Das Rad neu zu erfinden braucht Barack Obama dennoch nicht, so ambitioniert sein Abrüstungsplan auch klingt. Vielmehr kann er als neuer Chef im Weißen Haus erst einmal jene Hausaufgaben erledigen, die seine Vorgänger schuldig geblieben waren: Zum Beispiel das Start-I-Abkommen mit Russland zu erneuern. Den Vertrag zur Verringerung der strategischen Nuklearwaffen (Strategic Arms Reduction Treaty) hatten 1991 die Präsidenten der Sowjetunion und Amerikas, Michail Gorbatschow und George Bush senior, unterzeichnet. Seitdem wurden die Bestände von Trägersystemen, Interkontinentalraketen und Atomsprengkörpern erheblich reduziert. Im heutigen Weißrussland, in der Ukraine und Kasachstan sind gar keine Atomwaffen mehr stationiert.
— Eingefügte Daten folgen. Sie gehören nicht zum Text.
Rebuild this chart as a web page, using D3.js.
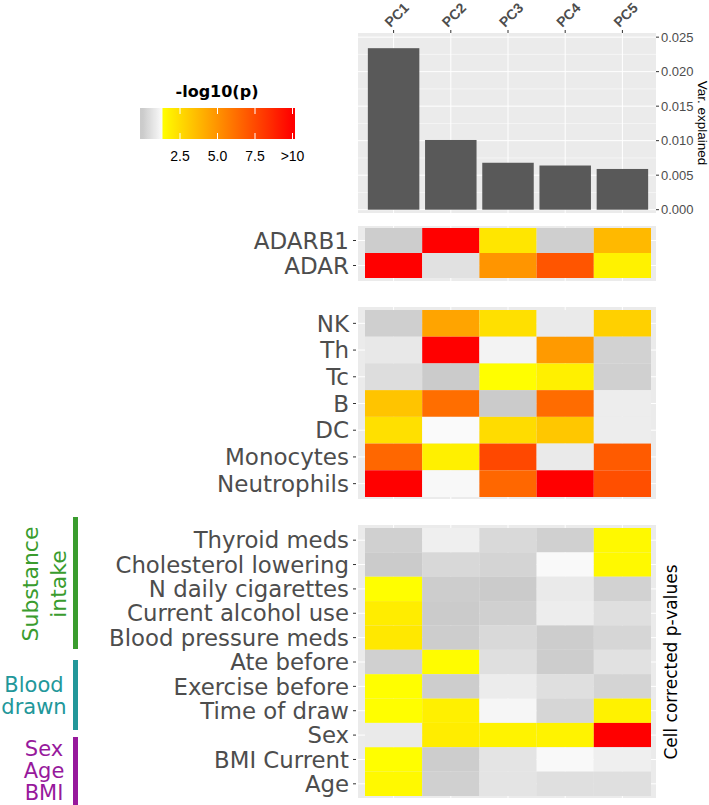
<!DOCTYPE html>
<html><head><meta charset="utf-8">
<script src="https://cdn.jsdelivr.net/npm/d3@7"></script>
<style>body{margin:0;background:#fff}svg{display:block}</style>
</head><body>
<svg id="c" width="709" height="805"></svg>
<script>
const pcs = ["PC1","PC2","PC3","PC4","PC5"];
const varExplained = [0.0234, 0.0101, 0.0068, 0.0064, 0.0059];
const varTicks = [0, 0.005, 0.010, 0.015, 0.020, 0.025];
const legendTicks = [2.5, 5.0, 7.5, 10];
const legendLabels = ["2.5", "5.0", "7.5", ">10"];
const genes = ["ADARB1", "ADAR"];
const geneP = [
  [0.05, 10, 2.15, 0.1, 3.7],
  [10, 0.6, 4.9, 7.1, 1.75]
];
const cellTypes = ["NK","Th","Tc","B","DC","Monocytes","Neutrophils"];
const cellP = [
  [0.1, 4.4, 2.35, 0.85, 2.9],
  [0.8, 10, 1.1, 4.75, 0.2],
  [0.5, 0.0, 1.35, 1.8, 0.15],
  [3.3, 6.25, 0.0, 6.3, 0.95],
  [2.35, 1.29, 2.5, 3.2, 0.95],
  [6.5, 1.8, 7.55, 0.85, 6.9],
  [10, 1.25, 6.5, 10, 7.3]
];
const covariates = ["Thyroid meds","Cholesterol lowering","N daily cigarettes","Current alcohol use","Blood pressure meds","Ate before","Exercise before","Time of draw","Sex","BMI Current","Age"];
const covarP = [
  [0.15, 1.0, 0.4, 0.15, 1.5],
  [0.0, 0.35, 0.25, 1.28, 1.5],
  [1.35, 0.05, 0.0, 0.85, 0.2],
  [1.9, 0.0, 0.15, 0.95, 0.55],
  [2.1, 0.05, 0.4, 0.05, 0.3],
  [0.15, 1.4, 0.55, 0.05, 0.6],
  [1.35, 0.05, 0.9, 0.55, 0.25],
  [1.35, 1.8, 1.2, 0.3, 1.75],
  [0.85, 1.9, 1.7, 1.7, 10],
  [1.35, 0.05, 0.7, 1.28, 1.0],
  [1.5, 0.15, 0.7, 0.55, 0.55]
];
const groups = [
  {lines:["Substance","intake"], color:"#3a9c2e"},
  {lines:["Blood","drawn"], color:"#22979a"},
  {lines:["Sex","Age","BMI"], color:"#97199c"}
];

const svg = d3.select("#c");
const LAB = "DejaVu Sans, sans-serif";
const ARIAL = "Liberation Sans, Arial, sans-serif";
const TXT = "#4d4d4d";
const PBG = "#ebebeb";

function col(v){
  if (v < 1.3) return d3.interpolateRgb("#cbcbcb", "#fafafa")(v/1.3);
  return d3.interpolateRgb("#ffff00", "#ff0000")(Math.min(1, (v-1.3)/8.7));
}

const x = d3.scaleBand().domain(pcs).range([365, 651]).padding(0);
const panelX0 = 358, panelX1 = 656;

// ---------- Bar chart ----------
const y = d3.scaleLinear().domain([-0.00048, 0.0256]).range([213, 33]);
const bar = svg.append("g");
bar.append("rect").attr("x", panelX0).attr("y", 33).attr("width", panelX1-panelX0).attr("height", 180).attr("fill", PBG);
const minor = d3.range(0.0025, 0.026, 0.005);
bar.selectAll(".mn").data(minor).join("line")
  .attr("x1", panelX0).attr("x2", panelX1).attr("y1", d=>y(d)).attr("y2", d=>y(d))
  .attr("stroke", "#fff").attr("stroke-width", 0.5);
bar.selectAll(".mj").data(varTicks).join("line")
  .attr("x1", panelX0).attr("x2", panelX1).attr("y1", d=>y(d)).attr("y2", d=>y(d))
  .attr("stroke", "#fff").attr("stroke-width", 1);
bar.selectAll(".vg").data(pcs).join("line")
  .attr("x1", d=>x(d)+x.bandwidth()/2).attr("x2", d=>x(d)+x.bandwidth()/2)
  .attr("y1", 33).attr("y2", 213).attr("stroke", "#fff").attr("stroke-width", 1);
bar.selectAll(".bar").data(pcs).join("rect")
  .attr("x", d=>x(d)+x.bandwidth()*0.05).attr("width", x.bandwidth()*0.9)
  .attr("y", (d,i)=>y(varExplained[i])).attr("height", (d,i)=>y(0)-y(varExplained[i]))
  .attr("fill", "#595959");
// right axis
const ra = bar.append("g");
ra.selectAll("line").data(varTicks).join("line")
  .attr("x1", panelX1).attr("x2", panelX1+3).attr("y1", d=>y(d)).attr("y2", d=>y(d))
  .attr("stroke", "#333").attr("stroke-width", 1);
ra.selectAll("text").data(varTicks).join("text")
  .attr("x", panelX1+5).attr("y", d=>y(d)).attr("dy", "0.35em")
  .attr("font-family", ARIAL).attr("font-size", 13).attr("fill", TXT)
  .text(d=>d3.format(".3f")(d));
bar.append("text").attr("transform", "translate(698,123) rotate(90)")
  .attr("text-anchor", "middle").attr("font-family", ARIAL).attr("font-size", 13.5)
  .attr("fill", "#000").text("Var. explained");
// top axis
bar.selectAll(".tt").data(pcs).join("line")
  .attr("x1", d=>x(d)+x.bandwidth()/2).attr("x2", d=>x(d)+x.bandwidth()/2)
  .attr("y1", 30).attr("y2", 33).attr("stroke", "#333");
bar.selectAll(".tl").data(pcs).join("text")
  .attr("transform", d=>`translate(${x(d)+x.bandwidth()/2-3},28) rotate(-45)`)
  .attr("font-family", ARIAL).attr("font-weight", "bold").attr("font-size", 14)
  .attr("fill", TXT).text(d=>d);

// ---------- Legend ----------
const lx = d3.scaleLinear().domain([0, 10]).range([142.5, 292.5]);
const defs = svg.append("defs");
const grad = defs.append("linearGradient").attr("id", "lg");
const gx0 = 140, gx1 = 295;
d3.range(0, 101).forEach(i=>{
  const px = gx0 + (gx1-gx0)*i/100;
  const v = lx.invert(px);
  grad.append("stop").attr("offset", i+"%").attr("stop-color", col(Math.max(0, v)));
});
svg.append("rect").attr("x", gx0).attr("y", 108).attr("width", gx1-gx0).attr("height", 31).attr("fill", "url(#lg)");
svg.selectAll(".lt").data(legendTicks).join("g").each(function(d){
  const g = d3.select(this);
  g.append("line").attr("x1", lx(d)).attr("x2", lx(d)).attr("y1", 108).attr("y2", 114).attr("stroke", "#fff");
  g.append("line").attr("x1", lx(d)).attr("x2", lx(d)).attr("y1", 133).attr("y2", 139).attr("stroke", "#fff");
});
svg.selectAll(".ll").data(legendTicks).join("text")
  .attr("x", d=>lx(d)).attr("y", 161).attr("text-anchor", "middle")
  .attr("font-family", ARIAL).attr("font-size", 14).attr("fill", "#000")
  .text((d,i)=>legendLabels[i]);
svg.append("text").attr("x", 217).attr("y", 97).attr("text-anchor", "middle")
  .attr("font-family", LAB).attr("font-weight", "bold").attr("font-size", 16)
  .attr("fill", "#000").text("-log10(p)");

// ---------- Heatmaps ----------
function heat(rows, vals, bgTop, bgBot, cTop, cBot, fs){
  const g = svg.append("g");
  const yb = d3.scaleBand().domain(rows).range([cTop, cBot]);
  g.append("rect").attr("x", panelX0).attr("y", bgTop).attr("width", panelX1-panelX0).attr("height", bgBot-bgTop).attr("fill", PBG);
  g.selectAll(".hv").data(pcs).join("line")
    .attr("x1", d=>x(d)+x.bandwidth()/2).attr("x2", d=>x(d)+x.bandwidth()/2)
    .attr("y1", bgTop).attr("y2", bgBot).attr("stroke", "#fff");
  g.selectAll(".hh").data(rows).join("line")
    .attr("x1", panelX0).attr("x2", panelX1)
    .attr("y1", d=>yb(d)+yb.bandwidth()/2).attr("y2", d=>yb(d)+yb.bandwidth()/2).attr("stroke", "#fff");
  rows.forEach((r, ri)=>{
    g.selectAll(null).data(pcs).join("rect")
      .attr("x", d=>x(d)).attr("width", x.bandwidth())
      .attr("y", yb(r)).attr("height", yb.bandwidth())
      .attr("fill", (d,ci)=>col(vals[ri][ci]));
  });
  g.selectAll(".tk").data(rows).join("line")
    .attr("x1", panelX0-5).attr("x2", panelX0-2)
    .attr("y1", d=>yb(d)+yb.bandwidth()/2).attr("y2", d=>yb(d)+yb.bandwidth()/2)
    .attr("stroke", "#333");
  g.selectAll(".lb").data(rows).join("text")
    .attr("x", panelX0-9).attr("y", d=>yb(d)+yb.bandwidth()/2).attr("dy", "0.36em")
    .attr("text-anchor", "end").attr("font-family", LAB).attr("font-size", fs)
    .attr("fill", TXT).text(d=>d);
  return g;
}
heat(genes, geneP, 226, 281, 228, 278, 23);
heat(cellTypes, cellP, 307, 499, 310, 497, 23);
heat(covariates, covarP, 525, 798, 528, 796, 22.8);

svg.append("text").attr("transform", "translate(677,662) rotate(-90)")
  .attr("text-anchor", "middle").attr("font-family", LAB).attr("font-size", 17)
  .attr("fill", "#000").text("Cell corrected p-values");

// ---------- Group annotations ----------
const gBars = [[517, 649], [660, 730], [737, 806]];
gBars.forEach((b, i)=>{
  svg.append("rect").attr("x", 73).attr("y", b[0]).attr("width", 5).attr("height", b[1]-b[0]).attr("fill", groups[i].color);
});
// Substance intake (rotated)
const si = svg.append("text").attr("transform", "translate(0,584) rotate(-90)")
  .attr("text-anchor", "middle").attr("font-family", LAB).attr("font-size", 22).attr("fill", groups[0].color);
si.append("tspan").attr("x", 0).attr("y", 38).text(groups[0].lines[0]);
si.append("tspan").attr("x", 0).attr("y", 66).text(groups[0].lines[1]);
// Blood drawn
const bd = svg.append("text").attr("text-anchor", "middle").attr("font-family", LAB).attr("font-size", 21).attr("fill", groups[1].color);
bd.append("tspan").attr("x", 34).attr("y", 692).text(groups[1].lines[0]);
bd.append("tspan").attr("x", 34).attr("y", 714).text(groups[1].lines[1]);
const sa = svg.append("text").attr("text-anchor", "middle").attr("font-family", LAB).attr("font-size", 21).attr("fill", groups[2].color);
sa.append("tspan").attr("x", 44).attr("y", 756).text(groups[2].lines[0]);
sa.append("tspan").attr("x", 44).attr("y", 778).text(groups[2].lines[1]);
sa.append("tspan").attr("x", 44).attr("y", 800).text(groups[2].lines[2]);
</script>
</body></html>
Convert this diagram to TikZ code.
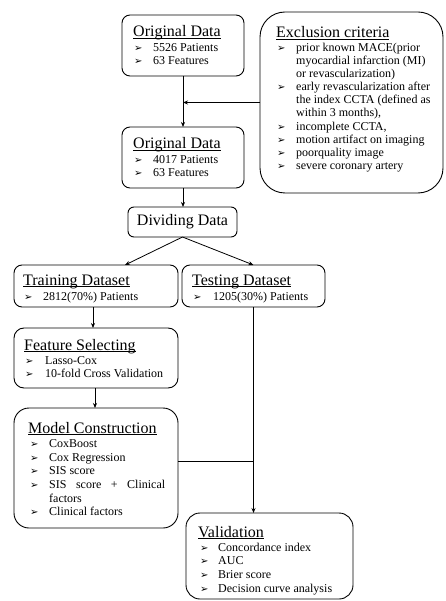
\documentclass[tikz,border=0pt]{standalone}
\usepackage{fontspec}
\setmainfont{Liberation Serif}
\newfontfamily\dvfont{DejaVu Sans}
\usetikzlibrary{arrows.meta}
\newlength\ulw
\newcommand\ulx[1]{\settowidth\ulw{#1}\rlap{\rule[-2pt]{\ulw}{0.7pt}}#1}
\newcommand\bul{{\dvfont\fontsize{10}{10}\selectfont ➢}}
% box: name, x1, y1, x2, y2, radius
\newcommand\mkbox[6]{\node[box, rounded corners=#6pt, minimum width={(#4-#2)*1pt}, minimum height={(#5-#3)*1pt}] (#1) at ({(#2+#4)/2},{(#3+#5)/2}) {};}
% title: name, x, baseline, text
\newcommand\mkttl[4]{\node[ttl] (#1) at (#2,#3) {\ulx{#4}};}
% item: name, bullet x, text x, baseline, text
\newcommand\mkitm[5]{\node[itm] (#1) at (#2,#4) {\makebox[\dimexpr#3pt-#2pt\relax][l]{\bul}#5};}
% continuation: name, x, baseline, text
\newcommand\mkcont[4]{\node[itm] (#1) at (#2,#3) {#4};}
\begin{document}
\begin{tikzpicture}[x=1pt,y=-1pt,
  box/.style={draw, line width=0.9pt, inner sep=0pt, outer sep=0pt},
  ttl/.style={anchor=base west, inner sep=0pt, font=\fontsize{16}{18}\selectfont},
  itm/.style={anchor=base west, inner sep=0pt, font=\fontsize{12}{13}\selectfont},
  arr/.style={line width=0.8pt, -{Stealth[length=5pt,width=4pt]}},
  ln/.style={line width=0.8pt}]
\useasboundingbox (0,0) rectangle (446,601);

% Original data 1
\mkbox{b1}{122}{15}{244}{76}{8}
\mkttl{b1t}{133}{37}{Original Data}
\mkitm{b1a}{134}{153}{52}{5526 Patients}
\mkitm{b1b}{134}{153}{65}{63 Features}

% Exclusion criteria
\mkbox{ex}{260}{12}{443}{193}{25}
\mkttl{ext}{276}{38}{Exclusion criteria}
\mkitm{exa}{277}{296}{52}{prior known MACE(prior}
\mkcont{exa2}{296}{65}{myocardial infarction (MI)}
\mkcont{exa3}{296}{78}{or revascularization)}
\mkitm{exb}{277}{296}{91}{early revascularization after}
\mkcont{exb2}{296}{104}{the index CCTA (defined as}
\mkcont{exb3}{296}{117}{within 3 months),}
\mkitm{exc}{277}{296}{131}{incomplete CCTA,}
\mkitm{exd}{277}{296}{144}{motion artifact on imaging}
\mkitm{exe}{277}{296}{157}{poorquality image}
\mkitm{exf}{277}{296}{170}{severe coronary artery}

% Original data 2
\mkbox{b2}{122}{127}{244}{188}{8}
\mkttl{b2t}{133}{149}{Original Data}
\mkitm{b2a}{134}{153}{164}{4017 Patients}
\mkitm{b2b}{134}{153}{177}{63 Features}

% Dividing data
\node[box, rounded corners=6pt, minimum width=109pt, minimum height=30pt,
      font=\fontsize{16}{18}\selectfont] (dv) at (182.5,222) {Dividing Data};

% Training
\mkbox{tr}{14}{265}{178}{307}{8}
\mkttl{trt}{23}{285}{Training Dataset}
\mkitm{tra}{24}{43}{300}{2812(70\%) Patients}

% Testing
\mkbox{te}{182}{265}{325}{307}{8}
\mkttl{tet}{192}{285}{Testing Dataset}
\mkitm{tea}{193}{213}{300}{1205(30\%) Patients}

% Feature selecting
\mkbox{fs}{14}{328}{178}{388}{10}
\mkttl{fst}{24}{350}{Feature Selecting}
\mkitm{fsa}{25}{45}{364}{Lasso-Cox}
\mkitm{fsb}{25}{45}{377}{10-fold Cross Validation}

% Model construction
\mkbox{mc}{14}{408}{178}{528}{15}
\mkttl{mct}{28}{433}{Model Construction}
\mkitm{mca}{30}{49}{447}{CoxBoost}
\mkitm{mcb}{30}{49}{461}{Cox Regression}
\mkitm{mcc}{30}{49}{474}{SIS score}
\mkitm{mcd}{30}{49}{488}{\makebox[116pt][s]{SIS\hfill score\hfill +\hfill Clinical}}
\mkcont{mcd2}{49}{502}{factors}
\mkitm{mce}{30}{49}{515}{Clinical factors}

% Validation
\mkbox{va}{186}{513}{353}{599}{14}
\mkttl{vat}{198}{537}{Validation}
\mkitm{vaa}{200}{218}{551}{Concordance index}
\mkitm{vab}{200}{218}{564}{AUC}
\mkitm{vac}{200}{218}{578}{Brier score}
\mkitm{vad}{200}{218}{592}{Decision curve analysis}

% connectors
\draw[arr] (b1.south) -- (b2.north);
\draw[arr] (ex.west) -- (ex.west -| b1.south);
\draw[arr] (b2.south) -- (b2.south |- dv.north);
\draw[arr] (dv.south) -- ([xshift=29pt]tr.north);
\draw[arr] (dv.south) -- (te.north);
\draw[arr] ([xshift=-3pt]tr.south) -- ([xshift=-3pt]fs.south |- fs.north);
\draw[arr] ([xshift=-1pt]fs.south) -- ([xshift=-1pt]mc.north);
\draw[arr] (te.south) -- (te.south |- va.north);
\draw[ln] ([yshift=7pt]mc.east) -- ([yshift=7pt]mc.east -| te.south);
\end{tikzpicture}
\end{document}
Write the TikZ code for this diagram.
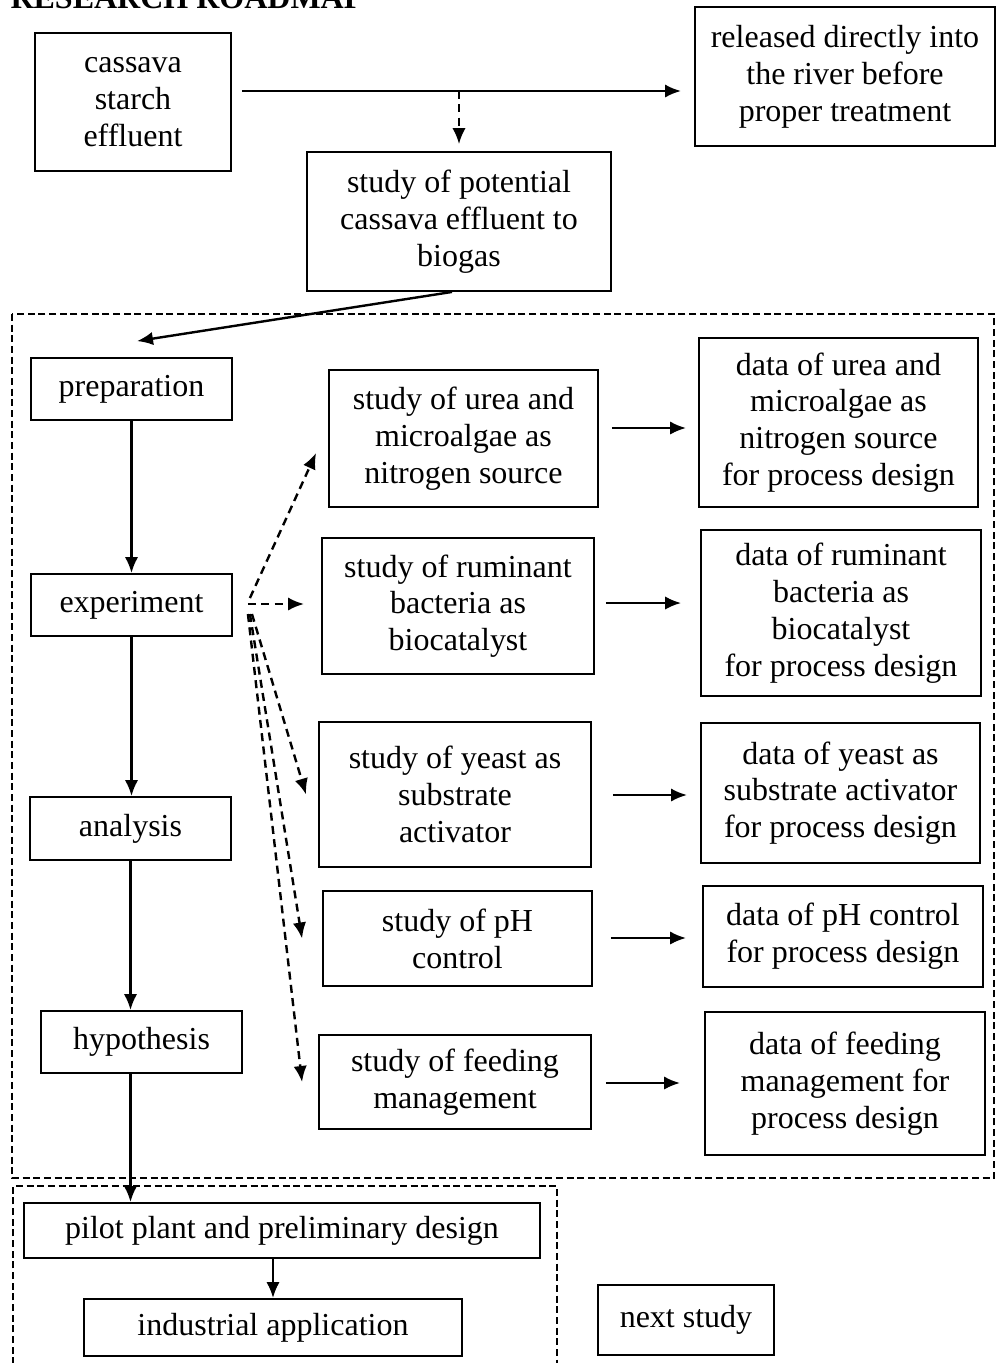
\documentclass[tikz,border=0pt]{standalone}
\usepackage{fontspec}
\setmainfont{Liberation Serif}
\usetikzlibrary{arrows.meta}
\tikzset{
  box/.style={draw, line width=0.7pt, rectangle, inner sep=0pt, align=center,
    font=\fontsize{12pt}{13.8pt}\selectfont},
  arr/.style={line width=0.9pt, -{Latex[length=6pt,width=5pt]}},
  darr/.style={arr, dash pattern=on 3pt off 2pt},
  frame/.style={line width=0.45pt, dash pattern=on 2.6pt off 1.4pt},
}
\newcommand\bx[6]{\node[box, minimum width=#4*0.375pt, minimum height=#5*0.375pt] (#1) at (#2,#3) {#6};}
\begin{document}
\begin{tikzpicture}[x=0.375pt,y=-0.375pt]
\useasboundingbox (0,0) rectangle (996,1363);
\clip (0,0) rectangle (996,1363);
% title (cut at top)
\node[anchor=base west, inner sep=0pt, font=\fontsize{12pt}{13.8pt}\selectfont\bfseries] (title) at (10,8) {RESEARCH ROADMAP};
% frames
\draw[frame] (12,314) rectangle (994,1178);
\draw[frame] (13,1375) -- (13,1186) -- (557,1186) -- (557,1375);
% boxes
\bx{cas}{133}{102}{196}{138}{cassava\\starch\\effluent}
\bx{rel}{845}{76.5}{300}{139}{released directly into\\the river before\\proper treatment}
\bx{pot}{459}{221.5}{304}{139}{study of potential\\cassava effluent to\\biogas}
\bx{prep}{131.5}{389}{201}{62}{preparation}
\bx{exp}{131.5}{605}{201}{62}{experiment}
\bx{ana}{130.5}{828.5}{201}{63}{analysis}
\bx{hyp}{141.5}{1042}{201}{62}{hypothesis}
\bx{su}{463.5}{438.5}{269}{137}{study of urea and\\microalgae as\\nitrogen source}
\bx{sr}{458}{606}{272}{136}{study of ruminant\\bacteria as\\biocatalyst}
\bx{sy}{455}{794.5}{272}{145}{study of yeast as\\substrate\\activator}
\bx{sp}{457.5}{938.5}{269}{95}{study of pH\\control}
\bx{sf}{455}{1082}{272}{94}{study of feeding\\management}
\bx{du}{838.5}{422.5}{279}{169}{data of urea and\\microalgae as\\nitrogen source\\for process design}
\bx{dr}{841}{613}{280}{166}{data of ruminant\\bacteria as\\biocatalyst\\for process design}
\bx{dy}{840.5}{793}{279}{140}{data of yeast as\\substrate activator\\for process design}
\bx{dp}{843}{936.5}{280}{101}{data of pH control\\for process design}
\bx{df}{845}{1083.5}{280}{143}{data of feeding\\management for\\process design}
\bx{pil}{282}{1230.5}{516}{55}{pilot plant and preliminary design}
\bx{ind}{273}{1327.5}{378}{57}{industrial application}
\bx{nxt}{686}{1320}{176}{70}{next study}
% top connectors
\coordinate (c1) at ([shift={(10,-11)}]cas.east);
\draw[arr, shorten >=4.9pt] (c1) -- (c1 -| rel.west);
\draw[darr, shorten >=2.6pt] (c1 -| pot.north) -- (pot.north);
\draw[arr] ([shift={(-7,0)}]pot.south) -- ([shift={(5.5,-16)}]prep.north);
% left column
\draw[arr] (prep.south) -- (exp.north);
\draw[arr] (exp.south) -- (exp.south |- ana.north);
\draw[arr] (ana.south) -- (ana.south |- hyp.north);
\draw[arr] (hyp.south -| ana.south) -- (ana.south |- pil.north);
\draw[arr] (ind.north |- pil.south) -- (ind.north);
% dashed fan from experiment
\coordinate (hub) at ([shift={(15,-1)}]exp.east);
\draw[darr] ([shift={(2,-6)}]hub) -- ([shift={(-12,14.5)}]su.west);
\draw[darr, shorten >=6.4pt] (hub) -- (hub -| sr.west);
\draw[darr] ([shift={(4,10)}]hub) -- ([shift={(-12,0)}]sy.west);
\draw[darr] ([shift={(2,10)}]hub) -- ([shift={(-20,0)}]sp.west);
\draw[darr] ([shift={(0,10)}]hub) -- ([shift={(-16,0)}]sf.west);
% study -> data arrows
\coordinate (a1) at ([shift={(13,-10.5)}]su.east);
\draw[arr, shorten >=4.5pt] (a1) -- (a1 -| du.west);
\coordinate (a2) at ([shift={(11,-3)}]sr.east);
\draw[arr, shorten >=7.1pt] (a2) -- (a2 -| dr.west);
\coordinate (a3) at ([shift={(21,0.5)}]sy.east);
\draw[arr, shorten >=4.9pt] (a3) -- (a3 -| dy.west);
\coordinate (a4) at ([shift={(18,-0.5)}]sp.east);
\draw[arr, shorten >=6pt] (a4) -- (a4 -| dp.west);
\coordinate (a5) at ([shift={(14,1)}]sf.east);
\draw[arr, shorten >=9pt] (a5) -- (a5 -| df.west);
\end{tikzpicture}
\end{document}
Im Start-I-Nachfolgevertrag soll nun die Zahl der Nuklearwaffen, die beide Länder besitzen dürfen, deutlich verringert werden. "Hier erwarten wir deutlich mehr Transparenz und wechselseitige Kontrolle. Die Bush-Administration hatte das sehr vernachlässigt", heißt es in Kreisen der Bundesregierung.

Was die Deutschen hier zu melden haben? Außenminister Frank-Walter Steinmeier bemüht sich seit Beginn seiner Amtszeit um neue Impulse für die Verschrottung nuklearer und konventioneller Waffen. Im Juni will er in Berlin zu einer Abrüstungskonferenz einladen, um mehr nichtnukleare Gattungen aus dem Verkehr zu ziehen. Darüber hinaus tauscht er sich rege aus mit jenen Weisen Herren, die sich hinter den Kulissen für die atomare Abrüstung stark machen: Aus Deutschland sind das Altkanzler Helmut Schmidt, der Ost-Experte Egon Bahr und der frühere Außenminister Hans-Dietrich Genscher; für Amerika die beiden Ex-Außenminister Henry Kissinger und George Shultz sowie Senator Sam Nunn. "Keine Politik ohne Visionen", kommentiert Steinmeier die Initiative der Elder Statesmen.

Selbst für den neu auszuhandelnden Nichtverbreitungsvertrag kann Obama Pflöcke einschlagen, wenn es ihm gelingt, auch den inoffiziellen Atommächten abzutrotzen, ihre Arsenale einer internationalen Kontrolle zu unterwerfen. Bislang gelten die USA, Russland, China, Frankreich und Großbritannien als Nuklearmächte. Doch auch Israel, Indien, Pakistan und Nordkorea haben die Bombe inzwischen.

Moskau reagiert sehr zurückhaltend auf die Pläne Obamas - genau genommen schweigt der Kreml. Präsident Dmitri Medwedew ist verärgert, weil Washington an dem Raketenabwehrschild über Polen und Tschechien festhält. Allerdings ist hier noch Musik drin, weil Obama dieses Projekt fallen lassen kann, sofern Moskau den Iran dazu bringt, auf Atomwaffen zu verzichten. Sollte Teheran einlenken, könnte Obama auch auf Israel den Druck erhöhen, auf die atomare Abschreckung zu verzichten.